The heart fights to one day cool the oppressive mind.

And the questions;
ifs, whys.
The emotions;
love, hate, fear, desire, lust, passion -
are indefinetly battling eachother.
The mind wants to make sense of the emotion,
the emotion wants to be valient and not die out.
They are in a constant fight,
to preserve a normal paradox.

It is the only battle that man can constantly win, and inevitably lose.

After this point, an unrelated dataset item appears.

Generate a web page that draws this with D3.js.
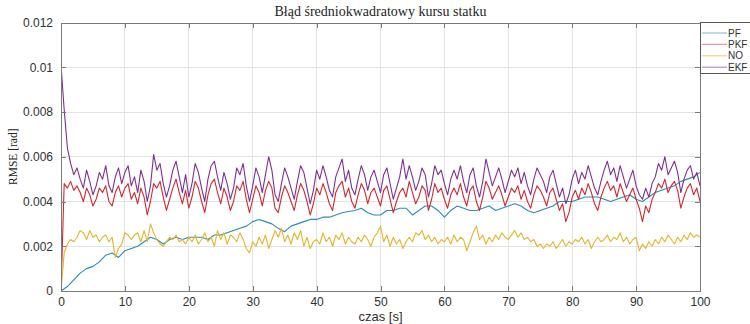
<!DOCTYPE html>
<html>
<head>
<meta charset="utf-8">
<script src="https://cdn.jsdelivr.net/npm/d3@7"></script>
<style>
html,body{margin:0;padding:0;background:#fff;}
svg{display:block;}
</style>
</head>
<body>
<svg id="chart" width="750" height="324"></svg>
<script>
// ---------------- data ----------------
const seriesNames = ["PF", "PKF", "NO", "EKF"];
const xTicks = [0, 10, 20, 30, 40, 50, 60, 70, 80, 90, 100];
const yTicks = [0, 0.002, 0.004, 0.006, 0.008, 0.01, 0.012];
const yTickLabels = ["0", "0.002", "0.004", "0.006", "0.008", "0.01", "0.012"];

// PF sampled every 1 s (t = 0..100)
const timePF = d3.range(0, 101, 1);
const valuesPF = [
  0, 0.0002, 0.0005, 0.0008, 0.0010, 0.0011, 0.0013, 0.0016, 0.0017, 0.0015,
  0.0018, 0.0019, 0.0020, 0.0022, 0.0024, 0.0023, 0.0021, 0.0023, 0.0024, 0.0023,
  0.0024, 0.0024, 0.0024, 0.0023, 0.0025, 0.0025, 0.0026, 0.0027, 0.0028, 0.0029,
  0.0031, 0.0032, 0.0031, 0.0030, 0.0028, 0.00265, 0.0029, 0.0030, 0.0031, 0.0032,
  0.0032, 0.0033, 0.0033, 0.0034, 0.0035, 0.00355, 0.0036, 0.0037, 0.0035, 0.0034,
  0.0034, 0.0036, 0.0036, 0.0037, 0.0037, 0.0034, 0.0036, 0.0038, 0.0038, 0.0036,
  0.0033, 0.0036, 0.0038, 0.0037, 0.0036, 0.0036, 0.0037, 0.0038, 0.0036, 0.0037,
  0.0038, 0.0039, 0.0038, 0.0036, 0.0035, 0.0036, 0.0037, 0.0038, 0.0040, 0.0040,
  0.0040, 0.0041, 0.0042, 0.0042, 0.0042, 0.0041, 0.0040, 0.0041, 0.0042, 0.0043,
  0.0041, 0.0040, 0.0042, 0.0044, 0.0045, 0.0046, 0.0047, 0.0049, 0.0050, 0.0051,
  0.0053
];

// PKF, NO, EKF sampled every 0.5 s (t = 0..100)
const timeHalf = d3.range(0, 201).map(i => i * 0.5);
const valuesPKF = [
  0, 0.0048, 0.0046, 0.0049, 0.0045, 0.0047, 0.0044, 0.0040, 0.0046, 0.0043, 0.0038, 0.0041, 0.0046, 0.0044, 0.0047, 0.0040, 0.0038, 0.0044, 0.0047, 0.0042,
  0.0046, 0.0048, 0.0041, 0.0044, 0.0039, 0.0046, 0.0042, 0.0034, 0.0040, 0.0048, 0.0046, 0.0049, 0.0042, 0.0036, 0.0041, 0.0046, 0.0050, 0.0044, 0.0039, 0.0045,
  0.0037, 0.0042, 0.0049, 0.0046, 0.0040, 0.0035, 0.0043, 0.0048, 0.0050, 0.0044, 0.0039, 0.0046, 0.0042, 0.0036, 0.0040, 0.0047, 0.0045, 0.0049, 0.0041, 0.0035,
  0.0041, 0.0047, 0.0044, 0.0038, 0.0045, 0.0049, 0.0046, 0.0037, 0.0035, 0.0042, 0.0047, 0.0044, 0.0040, 0.0036, 0.0043, 0.0048, 0.0045, 0.0040, 0.0034, 0.0039,
  0.0046, 0.0043, 0.0048, 0.0044, 0.0039, 0.0036, 0.0044, 0.0047, 0.0049, 0.0042, 0.0046, 0.0040, 0.0037, 0.0043, 0.0048, 0.0045, 0.0039, 0.0044, 0.0046, 0.0042,
  0.0038, 0.0045, 0.0047, 0.0041, 0.0035, 0.0040, 0.0044, 0.0046, 0.0042, 0.0049, 0.0044, 0.0039, 0.0042, 0.0047, 0.0045, 0.0036, 0.0041, 0.0048, 0.0044, 0.0046,
  0.0041, 0.0037, 0.0043, 0.0046, 0.0043, 0.0048, 0.0042, 0.0038, 0.0045, 0.0047, 0.0040, 0.0036, 0.0042, 0.0049, 0.0046, 0.0041, 0.0044, 0.0047, 0.0043, 0.0038,
  0.0042, 0.0046, 0.0044, 0.0047, 0.0041, 0.0045, 0.0040, 0.0037, 0.0043, 0.0047, 0.0045, 0.0042, 0.0038, 0.0044, 0.0046, 0.0041, 0.0036, 0.0039, 0.0031, 0.0035,
  0.0042, 0.0045, 0.0041, 0.0046, 0.0043, 0.0048, 0.0044, 0.0039, 0.0036, 0.0042, 0.0046, 0.0049, 0.0045, 0.0047, 0.0042, 0.0048, 0.0044, 0.0040, 0.0043, 0.0046,
  0.0041, 0.0037, 0.0031, 0.0038, 0.0035, 0.0041, 0.0044, 0.0048, 0.0046, 0.0050, 0.0044, 0.0047, 0.0049, 0.0045, 0.0037, 0.0042, 0.0046, 0.0048, 0.0043, 0.0046,
  0.0040
];
const valuesNO = [
  0, 0.0017, 0.0021, 0.0023, 0.0022, 0.0024, 0.0027, 0.0026, 0.0023, 0.0027, 0.0024, 0.0025, 0.0022, 0.0024, 0.0025, 0.0022, 0.0024, 0.0015, 0.0019, 0.0021,
  0.0026, 0.0025, 0.0023, 0.0025, 0.0026, 0.0022, 0.0027, 0.0022, 0.0030, 0.0026, 0.0023, 0.0021, 0.0020, 0.0022, 0.0024, 0.0023, 0.0025, 0.0022, 0.0023, 0.0021,
  0.0024, 0.0022, 0.0025, 0.0021, 0.0023, 0.0026, 0.0022, 0.0024, 0.0020, 0.0027, 0.0023, 0.0026, 0.0021, 0.0025, 0.0024, 0.0022, 0.0026, 0.0023, 0.0019, 0.0017,
  0.0022, 0.0020, 0.0024, 0.0021, 0.0025, 0.0019, 0.0023, 0.0027, 0.0024, 0.0028, 0.0022, 0.0025, 0.0021, 0.0026, 0.0023, 0.0027, 0.0020, 0.0024, 0.0019, 0.0022,
  0.0023, 0.0021, 0.0026, 0.0022, 0.0024, 0.0020, 0.0025, 0.0023, 0.0026, 0.0021, 0.0024, 0.0022, 0.0021, 0.0024, 0.0022, 0.0025, 0.0023, 0.0020, 0.0024, 0.0026,
  0.0029, 0.0022, 0.0025, 0.0020, 0.0024, 0.0021, 0.0023, 0.0019, 0.0022, 0.0024, 0.0022, 0.0026, 0.0025, 0.0027, 0.0023, 0.0025, 0.0022, 0.0024, 0.0021, 0.0023,
  0.0022, 0.0024, 0.0021, 0.0025, 0.0022, 0.0024, 0.0023, 0.0018, 0.0022, 0.0026, 0.0029, 0.0023, 0.0025, 0.0021, 0.0024, 0.0022, 0.0025, 0.0023, 0.0026, 0.0024,
  0.0023, 0.0025, 0.0027, 0.0024, 0.0026, 0.0023, 0.0024, 0.0022, 0.0023, 0.0020, 0.0021, 0.0019, 0.0021, 0.0020, 0.0022, 0.0019, 0.0021, 0.0023, 0.0020, 0.0022,
  0.0021, 0.0023, 0.0022, 0.0024, 0.0021, 0.0023, 0.0019, 0.0022, 0.0024, 0.0022, 0.0023, 0.0025, 0.0022, 0.0024, 0.0023, 0.0026, 0.0022, 0.0024, 0.0021, 0.0023,
  0.0024, 0.0018, 0.0021, 0.0019, 0.0022, 0.0020, 0.0023, 0.0021, 0.0024, 0.0022, 0.0025, 0.0023, 0.0021, 0.0024, 0.0022, 0.0025, 0.0023, 0.0026, 0.0024, 0.0025,
  0.0024
];
const valuesEKF = [
  0.0101, 0.0081, 0.0064, 0.0057, 0.0052, 0.0055, 0.0050, 0.0046, 0.0054, 0.0049, 0.0043, 0.0047, 0.0053, 0.0050, 0.0056, 0.0047, 0.0044, 0.0051, 0.0055, 0.0048,
  0.0053, 0.0056, 0.0047, 0.0051, 0.0044, 0.0054, 0.0049, 0.0040, 0.0047, 0.0061, 0.0054, 0.0057, 0.0048, 0.0042, 0.0047, 0.0054, 0.0058, 0.0051, 0.0044, 0.0052,
  0.0042, 0.0048, 0.0057, 0.0053, 0.0046, 0.0040, 0.0050, 0.0056, 0.0058, 0.0051, 0.0045, 0.0053, 0.0048, 0.0041, 0.0046, 0.0055, 0.0052, 0.0057, 0.0047, 0.0040,
  0.0047, 0.0055, 0.0051, 0.0044, 0.0052, 0.0060, 0.0054, 0.0043, 0.0040, 0.0048, 0.0055, 0.0051, 0.0046, 0.0041, 0.0049, 0.0056, 0.0053, 0.0046, 0.0039, 0.0045,
  0.0054, 0.0050, 0.0056, 0.0051, 0.0045, 0.0042, 0.0051, 0.0055, 0.0059, 0.0049, 0.0054, 0.0046, 0.0043, 0.0050, 0.0056, 0.0052, 0.0045, 0.0051, 0.0054, 0.0049,
  0.0044, 0.0052, 0.0055, 0.0048, 0.0041, 0.0046, 0.0051, 0.0059, 0.0050, 0.0056, 0.0051, 0.0045, 0.0049, 0.0055, 0.0052, 0.0042, 0.0048, 0.0056, 0.0052, 0.0054,
  0.0048, 0.0043, 0.0050, 0.0054, 0.0050, 0.0056, 0.0049, 0.0044, 0.0052, 0.0055, 0.0047, 0.0042, 0.0049, 0.0059, 0.0053, 0.0047, 0.0051, 0.0055, 0.0050, 0.0044,
  0.0049, 0.0054, 0.0051, 0.0055, 0.0048, 0.0053, 0.0047, 0.0043, 0.0050, 0.0055, 0.0052, 0.0049, 0.0044, 0.0051, 0.0054, 0.0048, 0.0042, 0.0046, 0.0039, 0.0043,
  0.0050, 0.0054, 0.0048, 0.0053, 0.0050, 0.0056, 0.0051, 0.0046, 0.0043, 0.0049, 0.0054, 0.0058, 0.0052, 0.0055, 0.0049, 0.0056, 0.0051, 0.0046, 0.0050, 0.0054,
  0.0047, 0.0043, 0.0041, 0.0046, 0.0042, 0.0048, 0.0051, 0.0057, 0.0054, 0.0060, 0.0052, 0.0055, 0.0058, 0.0053, 0.0044, 0.0050, 0.0054, 0.0056, 0.0050, 0.0053,
  0.0047
];

const titleText = "Błąd średniokwadratowy kursu statku";
const xLabelText = "czas [s]";
const yLabelText = "RMSE [rad]";

// ---------------- drawing ----------------
const svg = d3.select("#chart");
const W = 750, H = 324;
const plot = {left: 61, right: 700, top: 22.5, bottom: 291};

const x = d3.scaleLinear().domain([0, 100]).range([plot.left, plot.right]);
const y = d3.scaleLinear().domain([0, 0.012]).range([plot.bottom, plot.top]);

const colors = {PF: "#2a8cb8", PKF: "#d0282e", NO: "#e3b52c", EKF: "#7e3090"};
const legendColors = {PF: "#8ec3da", PKF: "#e49a9a", NO: "#efd68a", EKF: "#b58ec0"};

svg.append("rect").attr("width", W).attr("height", H).attr("fill", "#fff");

// grid
const grid = svg.append("g").attr("stroke", "#e3e3e3").attr("stroke-width", 1).attr("shape-rendering", "crispEdges");
xTicks.slice(1, -1).forEach(t => {
  grid.append("line").attr("x1", x(t)).attr("x2", x(t)).attr("y1", plot.top).attr("y2", plot.bottom);
});
yTicks.slice(1, -1).forEach(t => {
  grid.append("line").attr("x1", plot.left).attr("x2", plot.right).attr("y1", y(t)).attr("y2", y(t));
});

// axes (ticks inward, MATLAB style)
const axisColor = "#7a7a7a";
const labelColor = "#303030";
const tickFont = "'Liberation Sans', Arial, sans-serif";

const xAxisB = d3.axisBottom(x).tickValues(xTicks).tickSizeInner(-5).tickSizeOuter(0).tickPadding(6).tickFormat(d3.format("d"));
const xAxisT = d3.axisTop(x).tickValues(xTicks).tickSizeInner(-5).tickSizeOuter(0).tickFormat("");
const yAxisL = d3.axisLeft(y).tickValues(yTicks).tickSizeInner(-5).tickSizeOuter(0).tickPadding(8).tickFormat((d, i) => yTickLabels[i]);
const yAxisR = d3.axisRight(y).tickValues(yTicks).tickSizeInner(-5).tickSizeOuter(0).tickFormat("");

function styleAxis(g) {
  g.selectAll("path").attr("stroke", axisColor).attr("stroke-width", 1);
  g.selectAll("line").attr("stroke", axisColor).attr("stroke-width", 1);
  g.selectAll("text").attr("fill", labelColor).style("font-family", tickFont).style("font-size", "12px");
  g.attr("shape-rendering", "crispEdges");
}

// lines
const lineGen = d3.line().x(d => x(d[0])).y(d => y(d[1]));
const seriesData = {
  PF: timePF.map((t, i) => [t, valuesPF[i]]),
  PKF: timeHalf.map((t, i) => [t, valuesPKF[i]]),
  NO: timeHalf.map((t, i) => [t, valuesNO[i]]),
  EKF: timeHalf.map((t, i) => [t, valuesEKF[i]])
};
svg.append("defs").append("clipPath").attr("id", "clip")
  .append("rect").attr("x", plot.left).attr("y", plot.top).attr("width", plot.right - plot.left).attr("height", plot.bottom - plot.top);
const lines = svg.append("g").attr("clip-path", "url(#clip)");
seriesNames.forEach(name => {
  lines.append("path").datum(seriesData[name])
    .attr("fill", "none").attr("stroke", colors[name]).attr("stroke-width", 1.1)
    .attr("stroke-linejoin", "round").attr("d", lineGen);
});

svg.append("g").attr("transform", `translate(0,${plot.bottom})`).call(xAxisB).call(styleAxis);
svg.append("g").attr("transform", `translate(0,${plot.top})`).call(xAxisT).call(styleAxis);
svg.append("g").attr("transform", `translate(${plot.left},0)`).call(yAxisL).call(styleAxis);
svg.append("g").attr("transform", `translate(${plot.right},0)`).call(yAxisR).call(styleAxis);

// title
svg.append("text").attr("x", (plot.left + plot.right) / 2).attr("y", 16)
  .attr("text-anchor", "middle").attr("fill", "#1e1e1e")
  .style("font-family", "'Liberation Serif', 'Times New Roman', serif").style("font-size", "14px")
  .text(titleText);

// axis labels
svg.append("text").attr("x", (plot.left + plot.right) / 2).attr("y", 321)
  .attr("text-anchor", "middle").attr("fill", labelColor)
  .style("font-family", tickFont).style("font-size", "13px")
  .text(xLabelText);
svg.append("text").attr("transform", `translate(17,${(plot.top + plot.bottom) / 2}) rotate(-90)`)
  .attr("text-anchor", "middle").attr("fill", "#222")
  .style("font-family", "'Liberation Serif', 'Times New Roman', serif").style("font-size", "11.5px")
  .text(yLabelText);

// legend
const legend = svg.append("g");
legend.append("rect").attr("x", 700.5).attr("y", 22.5).attr("width", 60).attr("height", 51)
  .attr("fill", "#fff").attr("stroke", "#555").attr("stroke-width", 1).attr("shape-rendering", "crispEdges");
const legendY = [33, 44.4, 55.8, 67.2];
seriesNames.forEach((name, i) => {
  legend.append("line").attr("x1", 702).attr("x2", 727).attr("y1", legendY[i]).attr("y2", legendY[i])
    .attr("stroke", legendColors[name]).attr("stroke-width", 1.2);
  legend.append("text").attr("x", 728).attr("y", legendY[i] + 3.6)
    .attr("fill", labelColor).style("font-family", tickFont).style("font-size", "10px")
    .text(name);
});
</script>
</body>
</html>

© Copyright 2000 Ophelia - All Rights Reserved
poetry_kills
Senior Member
since 1999-12-04
Posts 549
new orleans
1 posted 2000-01-15 12:31 PM


moving, beautifully disturbing, i give it two thumbs and one big toe up!!  good to have you at passions Ophelia, and i hope to see more of your work soon... it's been delightful --

 **jerome the boy whose brain got left out in the rain and nobody bothered to dry it off when they put it back in

J.L. Humphres
Member
since 2000-01-03
Posts 201
Alabama
2 posted 2000-01-15 11:40 AM


Ophelia,
  Good job. Good use of extended metaphor. Your subject matter was conveyed very well, and the imagery was very descriptive.
  The format I felt could use some changes. I'm not a big "center" fan, some of the punctuation seems to break down the flow of the poem. Nonetheless, overall a wonderful poem. You express yourself very well, especially the last lines.

 Jason
I...I have seen the best minds of my generation...
--Allen Ginsberg

Ophelia
Junior Member
since 2000-01-12
Posts 19

3 posted 2000-01-15 11:22 PM


J.L. and poetry-kills:

Thanks so much for your imput... to be honest with you guys, this was first written as a brief essay... and I liked it so much that I converted it. This is the reason for the unusual format and punctuation. Thanks again for your input!!

Ophelia

falzone13
New Member
since 2000-01-16
Posts 5
Plainsboro, NJ
4 posted 2000-01-16 11:53 PM


Good poem.  I agree with the earlier comment about the centering of the poem on the page; it somehow just isn't aesthetically pleasing, at least not in this format.  But other than that, I like what you're trying to get at, how this battle is not only widescale, but also individual.  At least, that's what I took from it.  Good poem.
patchoulipumpkin
Member
since 2000-01-01
Posts 196
Bermuda
5 posted 2000-01-17 02:02 AM


great i love the last line. c'est magnifique.
Hawk183
Member
since 1999-12-24
Posts 130

6 posted 2000-01-18 01:19 PM


Ophelia,
I really liked this poem...nut I think I would have enjoyed it even more if the you continued the style of the first stanza...it was exellent in metaphor and imagery.  I know that it was a leading stanza to define the paradox of humanity, but I think you could have done the same and still kept the descriptive nature that started the poem.  Still though...exellent!